Evet şimdi burada çok net bir şekilde gördünüz. Yani din ne hale geliyor. Tabi Resulullah’a bunu şey yapacaklar ki bir başka efendide çıkıp onu kurtarsın. Ondan sonra onun eteğine yapışacaklar. O efendi Allah’tan daha güçlü olmayacak mı? Beni kurtaracak. Kimden? Allah’tan… Şeyde vardır mesela… Eskiden ok olurdu da ben son zamanlarda dinlemiyorum. Talebeliğimizde mecburen dinlediğimiz olurdu. Yetiş ya Muhammed bugün imdat günüdür. İmdat diye bağırıyor. Kimden kaçarak imdat diye bağırıyor? Allah’tan. Kime sığınıyor? Peki, insan dünyada imdat diye neyden kaçar? Kötülerden kaçar değil mi? Sığındığı kimdir? Güçlü olandır. Peki, Allah’tan imdat diye Resulullah’a kaçıyorlarsa hangisi daha güçlüdür? Yani şu saçmalıklar yığınını görüyor musunuz? Bize din diye anlatıyorlar.

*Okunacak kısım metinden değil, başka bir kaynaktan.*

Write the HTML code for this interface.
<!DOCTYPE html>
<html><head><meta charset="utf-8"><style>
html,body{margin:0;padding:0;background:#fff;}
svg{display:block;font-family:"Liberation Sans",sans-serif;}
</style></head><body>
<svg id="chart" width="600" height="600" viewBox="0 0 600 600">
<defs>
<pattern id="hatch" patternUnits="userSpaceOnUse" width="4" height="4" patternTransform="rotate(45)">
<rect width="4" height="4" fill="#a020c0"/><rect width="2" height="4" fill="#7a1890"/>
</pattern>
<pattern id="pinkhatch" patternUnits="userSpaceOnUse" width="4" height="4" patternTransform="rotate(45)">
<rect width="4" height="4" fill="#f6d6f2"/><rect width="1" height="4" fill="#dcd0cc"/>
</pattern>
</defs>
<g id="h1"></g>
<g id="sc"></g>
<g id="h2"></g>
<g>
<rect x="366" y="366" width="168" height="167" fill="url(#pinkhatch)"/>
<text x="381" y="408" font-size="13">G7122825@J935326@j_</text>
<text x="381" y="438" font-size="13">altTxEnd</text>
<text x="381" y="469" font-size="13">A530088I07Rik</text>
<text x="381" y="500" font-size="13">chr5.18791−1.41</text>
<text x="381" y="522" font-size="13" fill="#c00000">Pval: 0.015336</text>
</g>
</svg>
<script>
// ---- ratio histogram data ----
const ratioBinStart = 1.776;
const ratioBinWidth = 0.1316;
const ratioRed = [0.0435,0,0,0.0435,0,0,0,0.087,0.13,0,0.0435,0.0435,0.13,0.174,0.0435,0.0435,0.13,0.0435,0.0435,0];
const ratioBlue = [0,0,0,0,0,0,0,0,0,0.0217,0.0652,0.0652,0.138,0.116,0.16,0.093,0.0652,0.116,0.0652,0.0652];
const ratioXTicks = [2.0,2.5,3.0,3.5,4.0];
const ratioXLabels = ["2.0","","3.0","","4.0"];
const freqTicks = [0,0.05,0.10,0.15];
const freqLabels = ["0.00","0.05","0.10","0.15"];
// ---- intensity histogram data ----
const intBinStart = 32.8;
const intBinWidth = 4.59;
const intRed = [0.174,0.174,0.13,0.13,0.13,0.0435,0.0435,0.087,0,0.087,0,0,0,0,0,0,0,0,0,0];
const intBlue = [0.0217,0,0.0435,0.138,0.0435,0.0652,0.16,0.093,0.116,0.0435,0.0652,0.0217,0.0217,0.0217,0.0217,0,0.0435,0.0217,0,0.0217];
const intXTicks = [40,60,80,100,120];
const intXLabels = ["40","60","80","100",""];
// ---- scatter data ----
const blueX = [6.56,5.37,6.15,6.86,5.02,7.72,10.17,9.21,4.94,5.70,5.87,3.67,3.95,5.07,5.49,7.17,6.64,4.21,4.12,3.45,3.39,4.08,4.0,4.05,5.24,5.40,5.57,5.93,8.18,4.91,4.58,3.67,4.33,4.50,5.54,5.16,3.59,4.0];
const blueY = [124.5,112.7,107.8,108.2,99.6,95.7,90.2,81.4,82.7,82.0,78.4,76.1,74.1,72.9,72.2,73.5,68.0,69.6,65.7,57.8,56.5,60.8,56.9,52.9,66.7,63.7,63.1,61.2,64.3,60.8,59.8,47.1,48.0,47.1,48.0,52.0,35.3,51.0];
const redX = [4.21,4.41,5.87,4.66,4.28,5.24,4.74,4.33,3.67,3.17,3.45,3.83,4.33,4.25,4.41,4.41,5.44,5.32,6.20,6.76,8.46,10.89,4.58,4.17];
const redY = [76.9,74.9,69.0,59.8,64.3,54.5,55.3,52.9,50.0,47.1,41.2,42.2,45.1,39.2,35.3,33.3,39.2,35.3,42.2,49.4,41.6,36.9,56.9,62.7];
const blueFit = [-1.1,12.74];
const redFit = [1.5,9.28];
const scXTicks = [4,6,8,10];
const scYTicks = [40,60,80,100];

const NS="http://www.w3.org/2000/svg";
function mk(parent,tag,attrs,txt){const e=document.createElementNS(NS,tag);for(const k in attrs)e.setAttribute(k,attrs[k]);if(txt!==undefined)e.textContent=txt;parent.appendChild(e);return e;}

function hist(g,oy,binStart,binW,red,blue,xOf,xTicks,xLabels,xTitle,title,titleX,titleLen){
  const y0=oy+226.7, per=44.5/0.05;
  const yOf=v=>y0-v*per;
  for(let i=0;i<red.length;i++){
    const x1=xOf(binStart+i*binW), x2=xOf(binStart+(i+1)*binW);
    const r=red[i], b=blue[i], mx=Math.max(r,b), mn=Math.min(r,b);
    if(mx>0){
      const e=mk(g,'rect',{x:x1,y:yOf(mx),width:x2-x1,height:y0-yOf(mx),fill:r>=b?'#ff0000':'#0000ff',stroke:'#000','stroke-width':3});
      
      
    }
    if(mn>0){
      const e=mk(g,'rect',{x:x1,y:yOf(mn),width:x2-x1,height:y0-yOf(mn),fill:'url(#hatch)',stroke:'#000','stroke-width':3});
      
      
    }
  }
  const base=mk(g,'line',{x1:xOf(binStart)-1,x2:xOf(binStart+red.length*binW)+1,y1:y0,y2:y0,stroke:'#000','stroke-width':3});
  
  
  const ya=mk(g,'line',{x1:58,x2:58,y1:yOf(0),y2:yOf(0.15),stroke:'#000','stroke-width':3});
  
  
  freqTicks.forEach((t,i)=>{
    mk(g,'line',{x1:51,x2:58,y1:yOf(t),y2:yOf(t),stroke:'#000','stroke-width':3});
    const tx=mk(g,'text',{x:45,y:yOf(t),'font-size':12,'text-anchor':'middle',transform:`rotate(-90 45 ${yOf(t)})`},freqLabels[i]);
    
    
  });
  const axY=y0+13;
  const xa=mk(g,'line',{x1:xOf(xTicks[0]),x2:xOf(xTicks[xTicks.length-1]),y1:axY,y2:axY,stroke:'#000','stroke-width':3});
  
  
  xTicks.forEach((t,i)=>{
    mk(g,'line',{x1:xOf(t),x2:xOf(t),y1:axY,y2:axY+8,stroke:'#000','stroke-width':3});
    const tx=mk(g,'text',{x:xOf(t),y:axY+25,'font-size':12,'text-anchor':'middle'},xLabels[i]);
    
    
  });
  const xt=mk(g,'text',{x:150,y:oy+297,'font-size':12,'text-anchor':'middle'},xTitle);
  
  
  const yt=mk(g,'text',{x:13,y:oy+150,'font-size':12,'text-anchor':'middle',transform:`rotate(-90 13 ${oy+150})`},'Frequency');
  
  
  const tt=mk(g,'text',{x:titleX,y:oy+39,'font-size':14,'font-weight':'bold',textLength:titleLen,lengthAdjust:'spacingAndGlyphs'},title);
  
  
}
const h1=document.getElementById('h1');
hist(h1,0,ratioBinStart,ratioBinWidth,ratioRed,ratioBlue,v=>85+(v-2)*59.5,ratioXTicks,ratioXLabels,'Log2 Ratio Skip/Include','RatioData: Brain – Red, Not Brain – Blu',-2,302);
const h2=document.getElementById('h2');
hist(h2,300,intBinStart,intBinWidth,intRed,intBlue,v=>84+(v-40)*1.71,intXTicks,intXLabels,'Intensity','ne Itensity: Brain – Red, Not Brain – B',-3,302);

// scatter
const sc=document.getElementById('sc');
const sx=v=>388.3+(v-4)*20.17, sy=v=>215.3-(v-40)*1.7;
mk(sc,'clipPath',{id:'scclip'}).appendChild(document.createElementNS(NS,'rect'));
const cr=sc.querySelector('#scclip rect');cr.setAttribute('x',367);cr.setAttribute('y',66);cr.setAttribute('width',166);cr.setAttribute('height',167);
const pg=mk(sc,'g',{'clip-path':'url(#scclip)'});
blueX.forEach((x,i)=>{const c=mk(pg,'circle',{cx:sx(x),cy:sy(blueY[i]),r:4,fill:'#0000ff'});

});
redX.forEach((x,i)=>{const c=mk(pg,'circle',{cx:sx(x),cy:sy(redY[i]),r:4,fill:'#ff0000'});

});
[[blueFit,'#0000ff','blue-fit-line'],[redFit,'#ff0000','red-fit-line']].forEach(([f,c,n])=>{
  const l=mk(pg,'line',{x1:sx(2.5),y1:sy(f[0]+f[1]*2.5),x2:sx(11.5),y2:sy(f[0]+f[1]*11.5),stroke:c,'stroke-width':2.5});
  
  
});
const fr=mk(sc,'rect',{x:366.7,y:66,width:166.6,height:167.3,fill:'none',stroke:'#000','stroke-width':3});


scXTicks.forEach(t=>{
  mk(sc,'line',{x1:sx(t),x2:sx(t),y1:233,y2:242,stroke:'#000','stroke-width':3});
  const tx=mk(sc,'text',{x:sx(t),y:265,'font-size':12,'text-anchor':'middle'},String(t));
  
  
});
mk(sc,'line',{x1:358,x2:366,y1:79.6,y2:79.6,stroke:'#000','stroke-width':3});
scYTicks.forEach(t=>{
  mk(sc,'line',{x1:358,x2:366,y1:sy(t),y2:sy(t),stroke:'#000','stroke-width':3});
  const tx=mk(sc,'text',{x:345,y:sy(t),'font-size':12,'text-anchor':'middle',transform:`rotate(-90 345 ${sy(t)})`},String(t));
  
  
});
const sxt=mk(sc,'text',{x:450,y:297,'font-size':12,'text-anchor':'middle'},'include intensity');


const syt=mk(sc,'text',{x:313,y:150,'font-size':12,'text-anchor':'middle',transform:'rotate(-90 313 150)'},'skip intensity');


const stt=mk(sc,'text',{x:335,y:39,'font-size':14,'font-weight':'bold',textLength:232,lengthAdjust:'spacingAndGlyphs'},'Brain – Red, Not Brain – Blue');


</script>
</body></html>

Fehmi İlkay ÇEÇEN: Hocam burada deştikçe başka mantıksızlıklarda ortaya çıkıyor. Allahu Teala Furkan Suresinde “ve kâne yevmen alel kâfirîne asîrâ” “O gün kafirler için çok zordur” (Furkan 26) diyor. Kaldı ki enbiya Suresinde “cennetlikler cehennemin hışırtısını da işitmezler” (Enbiya 102) diyor. Yani Allahu Teala cennetlikleri öldükleri andan itibaren garanti altına alıyor.
Prof. Dr. Abdülaziz BAYINDIR: Tabi o büyük günahları olmayanlar için… Yani büyük günah işlememişse ya da sevabı günahından fazlaysa cehennemin hışırtısını bile duymadan doğruca cennete girecek. Zaten onları melekler karşılayacaklar.

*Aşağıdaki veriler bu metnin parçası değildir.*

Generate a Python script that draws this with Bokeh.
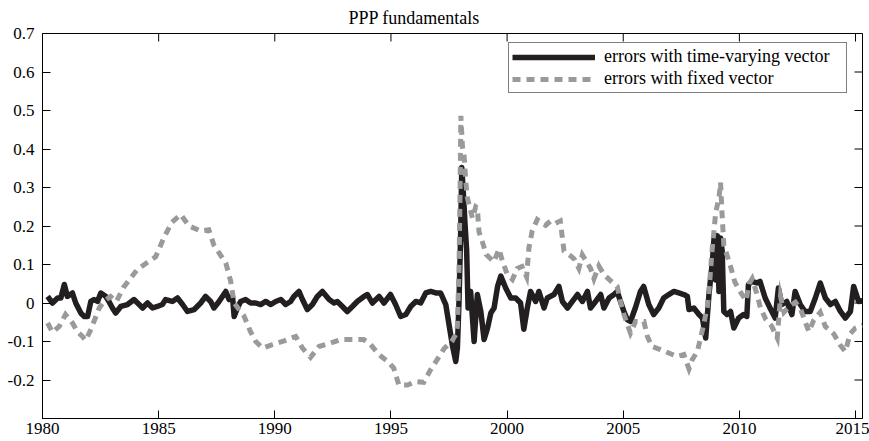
import math
from bokeh.plotting import figure
from bokeh.models import Range1d, Legend, LegendItem, FixedTicker, ColumnDataSource
from bokeh.embed import file_html
from bokeh.resources import INLINE

# ---- data ----
years_tv = [1980.22, 1980.43, 1980.65, 1980.79, 1980.94, 1981.07, 1981.29, 1981.43, 1981.65, 1981.79,
            1981.94, 1982.08, 1982.22, 1982.37, 1982.51, 1982.73, 1982.86, 1983.01, 1983.15, 1983.37,
            1983.66, 1983.94, 1984.16, 1984.31, 1984.52, 1984.74, 1984.94, 1985.16, 1985.30, 1985.59,
            1985.81, 1986.03, 1986.24, 1986.53, 1986.81, 1987.02, 1987.24, 1987.38, 1987.60, 1987.89,
            1988.03, 1988.18, 1988.25, 1988.39, 1988.53, 1988.74, 1988.96, 1989.18, 1989.39, 1989.61,
            1989.83, 1990.04, 1990.26, 1990.47, 1990.68, 1990.82, 1991.04, 1991.19, 1991.40, 1991.62,
            1991.83, 1992.05, 1992.34, 1992.55, 1992.69, 1992.91, 1993.12, 1993.34, 1993.55, 1993.84,
            1993.99, 1994.20, 1994.49, 1994.70, 1994.98, 1995.20, 1995.42, 1995.64, 1995.85, 1996.07,
            1996.28, 1996.50, 1996.71, 1996.93, 1997.14, 1997.36, 1997.50, 1997.64, 1997.79, 1997.86,
            1997.93, 1998.00, 1998.05, 1998.12, 1998.19, 1998.26, 1998.32, 1998.43, 1998.58, 1998.72,
            1998.87, 1999.01, 1999.16, 1999.30, 1999.44, 1999.59, 1999.73, 1999.94, 2000.16, 2000.37,
            2000.58, 2000.72, 2000.87, 2001.01, 2001.23, 2001.37, 2001.59, 2001.73, 2002.02, 2002.23,
            2002.38, 2002.60, 2002.81, 2003.03, 2003.24, 2003.46, 2003.59, 2003.81, 2004.03, 2004.17,
            2004.39, 2004.60, 2004.74, 2004.88, 2005.03, 2005.17, 2005.31, 2005.52, 2005.74, 2005.88,
            2006.10, 2006.31, 2006.53, 2006.74, 2006.96, 2007.18, 2007.39, 2007.61, 2007.76, 2007.83,
            2008.04, 2008.26, 2008.41, 2008.55, 2008.69, 2008.84, 2008.91, 2008.98, 2009.05, 2009.12,
            2009.19, 2009.26, 2009.33, 2009.47, 2009.62, 2009.76, 2009.97, 2010.18, 2010.32, 2010.39,
            2010.54, 2010.75, 2010.89, 2011.11, 2011.32, 2011.54, 2011.68, 2011.83, 2012.04, 2012.26,
            2012.40, 2012.62, 2012.83, 2013.05, 2013.27, 2013.48, 2013.70, 2013.92, 2014.13, 2014.35,
            2014.56, 2014.78, 2014.92, 2015.13, 2015.30]
errors_tv = [0.017, 0.0, 0.013, 0.013, 0.048, 0.017, 0.026, 0.0, -0.026, -0.035,
             -0.035, 0.004, 0.009, 0.004, 0.026, 0.017, 0.004, -0.013, -0.026, -0.009,
             -0.004, 0.009, -0.004, -0.013, 0.0, -0.013, -0.009, -0.004, 0.009, 0.004,
             0.013, -0.004, -0.022, -0.017, 0.0, 0.017, 0.004, -0.013, 0.004, 0.03,
             0.009, 0.017, -0.035, -0.013, 0.004, 0.009, 0.0, 0.0, -0.004, 0.004,
             -0.004, 0.004, 0.009, -0.004, 0.004, 0.017, 0.03, 0.009, -0.017, -0.004,
             0.017, 0.03, 0.009, 0.0, 0.004, -0.009, -0.022, -0.009, 0.004, 0.017,
             0.022, 0.0, 0.017, 0.0, 0.022, -0.004, -0.035, -0.03, -0.009, 0.004,
             0.0, 0.026, 0.03, 0.026, 0.026, -0.004, -0.056, -0.108, -0.152, -0.117,
             0.004, 0.178, 0.352, 0.282, 0.204, 0.135, -0.013, 0.03, -0.10, 0.022,
             -0.022, -0.095, -0.065, -0.026, -0.013, 0.043, 0.07, 0.039, 0.013, 0.013,
             0.0, -0.068, -0.013, 0.03, 0.004, 0.03, -0.013, 0.013, 0.022, 0.043,
             0.004, -0.013, 0.004, 0.022, 0.004, 0.03, -0.013, 0.004, 0.022, -0.013,
             0.013, 0.022, 0.03, 0.004, -0.022, -0.043, -0.048, -0.013, 0.03, 0.043,
             -0.004, -0.03, -0.013, 0.013, 0.022, 0.03, 0.026, 0.022, 0.017, -0.017,
             -0.013, -0.03, -0.039, -0.091, 0.022, 0.109, 0.169, 0.06, 0.175, 0.03,
             0.169, 0.135, -0.022, -0.03, -0.022, -0.065, -0.039, -0.03, -0.035, 0.048,
             0.056, 0.052, 0.056, 0.013, -0.013, -0.039, 0.039, -0.004, 0.004, -0.03,
             0.03, -0.004, -0.022, -0.022, 0.013, 0.052, 0.013, -0.004, 0.004, -0.022,
             -0.039, -0.022, 0.043, 0.004, 0.006]

years_fx = [1980.22, 1980.43, 1980.72, 1980.99, 1981.29, 1981.50, 1981.72, 1981.86, 1982.08, 1982.30,
            1982.44, 1982.65, 1982.93, 1983.18, 1983.48, 1984.08, 1984.48, 1984.87, 1985.23, 1985.57,
            1985.95, 1986.31, 1986.81, 1987.16, 1987.38, 1987.89, 1988.10, 1988.25, 1988.67, 1988.95,
            1989.18, 1989.47, 1989.90, 1990.33, 1990.90, 1991.19, 1991.54, 1991.90, 1992.41, 1992.83,
            1993.41, 1993.83, 1994.13, 1994.48, 1994.87, 1995.12, 1995.34, 1995.71, 1996.07, 1996.41,
            1996.71, 1996.99, 1997.28, 1997.61, 1997.79, 1997.86, 1997.93, 1997.97, 1998.01, 1998.08,
            1998.15, 1998.22, 1998.29, 1998.51, 1998.65, 1998.72, 1998.79, 1998.93, 1999.10, 1999.43,
            1999.65, 1999.80, 2000.01, 2000.23, 2000.44, 2000.64, 2000.84, 2000.94, 2001.08, 2001.30,
            2001.66, 2001.87, 2002.09, 2002.29, 2002.38, 2002.45, 2002.74, 2002.88, 2003.09, 2003.24,
            2003.59, 2003.74, 2003.95, 2004.17, 2004.45, 2004.74, 2004.88, 2005.03, 2005.31, 2005.53,
            2005.89, 2006.04, 2006.24, 2006.60, 2006.96, 2007.33, 2007.61, 2007.83, 2007.97, 2008.19,
            2008.41, 2008.62, 2008.69, 2008.76, 2008.84, 2008.91, 2008.98, 2009.12, 2009.19, 2009.26,
            2009.33, 2009.55, 2009.69, 2009.80, 2010.09, 2010.29, 2010.42, 2010.55, 2010.74, 2010.91,
            2011.14, 2011.39, 2011.63, 2011.77, 2011.92, 2012.21, 2012.41, 2012.63, 2012.99, 2013.20,
            2013.48, 2013.70, 2014.06, 2014.35, 2014.56, 2014.77, 2014.99, 2015.30]
errors_fx = [-0.052, -0.076, -0.061, -0.03, -0.052, -0.074, -0.087, -0.097, -0.069, -0.035,
             -0.013, 0.004, 0.017, 0.004, 0.04, 0.087, 0.104, 0.12, 0.17, 0.21,
             0.23, 0.20, 0.187, 0.19, 0.15, 0.104, 0.057, 0.0, -0.033, -0.074,
             -0.10, -0.117, -0.108, -0.10, -0.087, -0.117, -0.141, -0.113, -0.104, -0.095,
             -0.095, -0.095, -0.108, -0.134, -0.152, -0.169, -0.213, -0.213, -0.204, -0.206,
             -0.173, -0.147, -0.119, -0.10, -0.082, -0.06, 0.091, 0.265, 0.486, 0.404,
             0.382, 0.317, 0.273, 0.22, 0.25, 0.247, 0.185, 0.16, 0.126, 0.107,
             0.14, 0.109, 0.074, 0.061, 0.09, 0.095, 0.068, 0.143, 0.187, 0.217,
             0.202, 0.213, 0.207, 0.213, 0.169, 0.135, 0.122, 0.115, 0.09, 0.125,
             0.09, 0.063, 0.096, 0.074, 0.058, 0.043, 0.004, -0.03, -0.078, -0.048,
             -0.048, -0.087, -0.113, -0.121, -0.13, -0.139, -0.134, -0.171, -0.147, -0.126,
             -0.07, -0.01, 0.03, 0.085, 0.148, 0.19, 0.235, 0.273, 0.313, 0.225,
             0.15, 0.109, 0.08, 0.055, 0.024, 0.006, 0.05, 0.063, 0.026, -0.013,
             -0.043, -0.06, -0.091, 0.017, -0.024, -0.006, 0.002, -0.015, -0.074, -0.045,
             -0.024, -0.061, -0.08, -0.11, -0.126, -0.08, -0.065, -0.058]

x_ticks = [1980, 1985, 1990, 1995, 2000, 2005, 2010, 2015]
y_ticks = [-0.2, -0.1, 0, 0.1, 0.2, 0.3, 0.4, 0.5, 0.6, 0.7]
y_tick_labels = ["-0.2", "-0.1", "0", "0.1", "0.2", "0.3", "0.4", "0.5", "0.6", "0.7"]
series_names = ["errors with time-varying vector", "errors with fixed vector"]
title_text = "PPP fundamentals"
x_lo, x_hi = 1980, 2015.3
y_lo, y_hi = -0.3, 0.7

FONT = "Liberation Serif"
BLACK = "#231f20"
GRAY = "#9a9a9a"
TICK = 8

p = figure(width=869, height=441, x_range=Range1d(x_lo, x_hi), y_range=Range1d(y_lo, y_hi),
           output_backend="svg", toolbar_location=None,
           min_border_left=42, min_border_right=7, min_border_top=33, min_border_bottom=23)
p.xgrid.visible = False
p.ygrid.visible = False
p.outline_line_color = "black"
p.outline_line_width = 1
p.background_fill_color = "white"
p.border_fill_color = "white"

p.title.text = title_text
p.title.align = "left"
p.title.offset = 306
p.title.text_font = FONT
p.title.text_font_size = "18px"
p.title.text_font_style = "normal"
p.title.text_color = "black"
p.title.standoff = 11

def style_axis(ax, standoff):
    ax.axis_line_color = "black"
    ax.axis_line_width = 1
    ax.major_tick_line_color = "black"
    ax.major_tick_in = TICK
    ax.major_tick_out = 0
    ax.minor_tick_in = 0
    ax.minor_tick_out = 0
    ax.major_label_text_font = FONT
    ax.major_label_text_color = "black"
    ax.major_label_text_font_size = "17px"
    ax.major_label_standoff = standoff

xb = p.xaxis[0]
xb.ticker = FixedTicker(ticks=x_ticks)
xb.major_label_overrides = {t: str(t) for t in x_ticks}
style_axis(xb, 4)

yl = p.yaxis[0]
yl.ticker = FixedTicker(ticks=y_ticks)
yl.major_label_overrides = {t: lab for t, lab in zip(y_ticks, y_tick_labels)}
style_axis(yl, 8)

# inward tick marks on the top and right frame edges
p.ray(x=x_ticks, y=[y_hi] * len(x_ticks), length=TICK, length_units="screen",
      angle=-math.pi / 2, line_color="black", line_width=1)
p.ray(x=[x_hi] * len(y_ticks), y=y_ticks, length=TICK, length_units="screen",
      angle=math.pi, line_color="black", line_width=1)

src_tv = ColumnDataSource(dict(x=years_tv, y=errors_tv))
src_fx = ColumnDataSource(dict(x=years_fx, y=errors_fx))
r_tv = p.line("x", "y", source=src_tv, line_color=BLACK, line_width=5.5, line_join="round")
r_fx = p.line("x", "y", source=src_fx, line_color=GRAY, line_width=5, line_dash="8 6", line_join="miter")

legend = Legend(items=[LegendItem(label=series_names[0], renderers=[r_tv]),
                       LegendItem(label=series_names[1], renderers=[r_fx])],
                location=(466, 325))
legend.label_text_font = FONT
legend.label_text_font_size = "18px"
legend.label_text_color = "black"
legend.border_line_color = "black"
legend.border_line_width = 1
legend.padding = 3
legend.spacing = 1
legend.margin = 0
legend.label_height = 20
legend.glyph_height = 20
legend.glyph_width = 83
legend.label_standoff = 9
legend.label_width = 239
legend.background_fill_alpha = 1
p.add_layout(legend, "center")

open("out.html", "w").write(file_html(p, INLINE))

Fehmi İlkay ÇEÇEN: Gittik, kapı kapalıymış. Bu nereden çıktı?
Prof. Dr. Abdülaziz BAYINDIR: Hayır zaten neresi doğru ki? Orası doğru olsun.

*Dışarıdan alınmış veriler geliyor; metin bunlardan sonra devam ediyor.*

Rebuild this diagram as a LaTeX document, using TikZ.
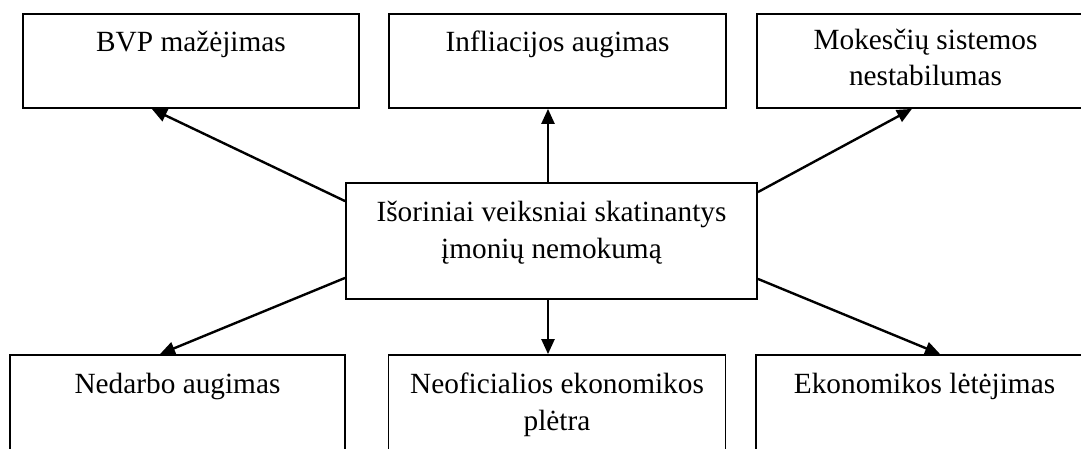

Allahu Teala gayb bilgileri diye anlatıyor. Resulullah’a sen bilmezsin diyor. Ondan sonra da mesela Bakara Suresi 254. Ayetinde “Yâ eyyuhellezîne âmenû” “Müminler” “enfigû mimmâ razagnâkum” “size rızık olarak verdiğimiz her şeyden elinizden çıkarıp bir hayra harcayın.” “min gabli ey yeé’tiye yevmun” “Bir gün gelmeden önce” “lâ bey’un fîhi” “O gün alışveriş yok.” Hiç duydunuz mu ben mahşer yerinde bir tezgah açacağım diyeni? Orada bir bakkal dükkanı açayım da millete bir şey satayım ya da bir gazoz satayım diyeni duydunuz mu? Hiç kimse söylemez. Buna hiç kimsenin itirazı yok. “ve lâ hulletuv” “dostlukta yok.” (Bakara 254) O gün dostlar birbirlerine karşı düşman olacak. Baba oğuldan, karı koca birbirinden kaçacak. “Yevme yefirrul mer’u” “Kişi o gün kaçar” “min ehîh” “kardeşinden” “Ve ummihî ve ebîh” “Annesinden kaçar, babasından kaçar” “Ve sâhıbetihî ve benîh” “Eşinden ve çocuğundan kaçar.” “Likullimriim minhum yevmeizin şeé’nuy yuğnîh” “O gün her birisinin işi başından aşkındır.” (Abese 34-37) Tabi bunlar günahkar olan kişilerdir. Sevabı günahından fazla olanlar ise bu sıkıntıları görmeden doğru cennete girecek.
Fehmi İlkay ÇEÇEN: Peki, hocam adam Nakşibendi tarikatının halidi kolundansa nereye gidecek?
Prof. Dr. Abdülaziz BAYINDIR: Herhalde cehennemin en sıcak yerine gider. Başka nereye gitsin yani? Cennete gidecek hali yok ya… Mahmut efendinin sohbetler diye bir kitabı var. Orada yazmış. Şah Nakşibendi Hazretleri vefat ettiği zaman kabrine münker nekir melekleri geldi. Benim rabbimle sözleşmem var. Siz kimsiniz? Bütün müridlerimi yerlerine yerleştirmeden kimseyle konuşmayacağım demiş. Bende diyorum ki acaba o melekler yırtmaçlı mıydı? İnsan azıcık Allah’tan korkar ya… Ama insanları sömürmek istiyorsanız kullanacağınız en güzel yol dindir. Fakat en büyük cezayı da orada görürsünüz. Allah yardımcımız olsun.